Use of Machine Learning Algorithms to Predict the Response of High-Rise Building for Probabilistic Loss Assessment

In seismically active areas, stakeholders, (re)insurance industry, local or nation-wide governments desire to assess the performance of owned structures in terms of Death, monetary losses (Dollars), or Downtime (3D losses). To assess the seismic performance of existing structures various assessment procedures have been proposed and adopted by the earthquake engineering community. The vast part of those procedures comprises the simulation of the responses of the structure under the seismic excitations. These simulations are handled by means of computationally expensive methods (such as nonlinear response history analysis, NRHA). To overcome this matter, statistical models to obtain the response of the structure have been proposed and adopted. Additional to the conventional statistical models, more complex models have been proposed over the last decade. With its increasing ease of use machine learning techniques also have been the ones started to be considered.

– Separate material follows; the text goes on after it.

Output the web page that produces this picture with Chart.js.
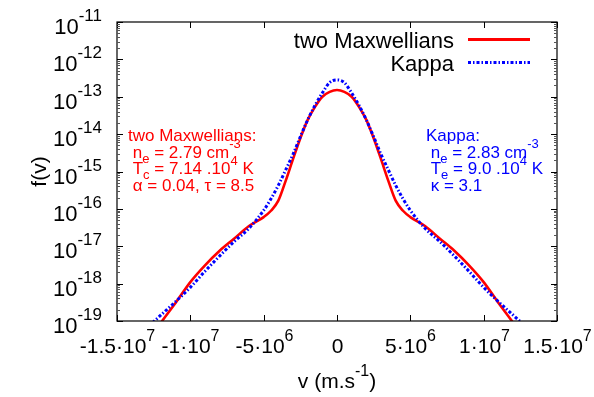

In the present study, we have adopted two main types of ML algorithms, classification, and regression namely. The results of the classification algorithms have been obtained as "the probability of being in damage state", which later manipulated to be fragility curves. On the other hand, maximum inter-story drift ratio (mIDR) values have been obtained via regression algorithms, which later used to obtain the fragility curves via cloud analysis. The comparison of the abilities of the ML algorithms has been done via using the fragility functions as proxies. Additional to the comparison within the ML algorithms, the fragility curves obtained via ML algorithms, have been compared also with the fragility curves obtained via the cloud analysis (SAC-2000) approach. Additional to the comparison of the various ML algorithms' abilities, a sensitivity analysis has been conducted to obtain the effect of the ratio between the amount of the data point to obtain the statistical model and the amount of the data point to test the model. According to the results obtained, all adopted classification algorithms lead to more than %80 accuracies when the number of the training data points is equal to or more than the testing data point. Additionally, at least a 0.916 R2 score (when the number of a testing datapoint is equal to three times the training data point) has been obtained for the regression algorithms.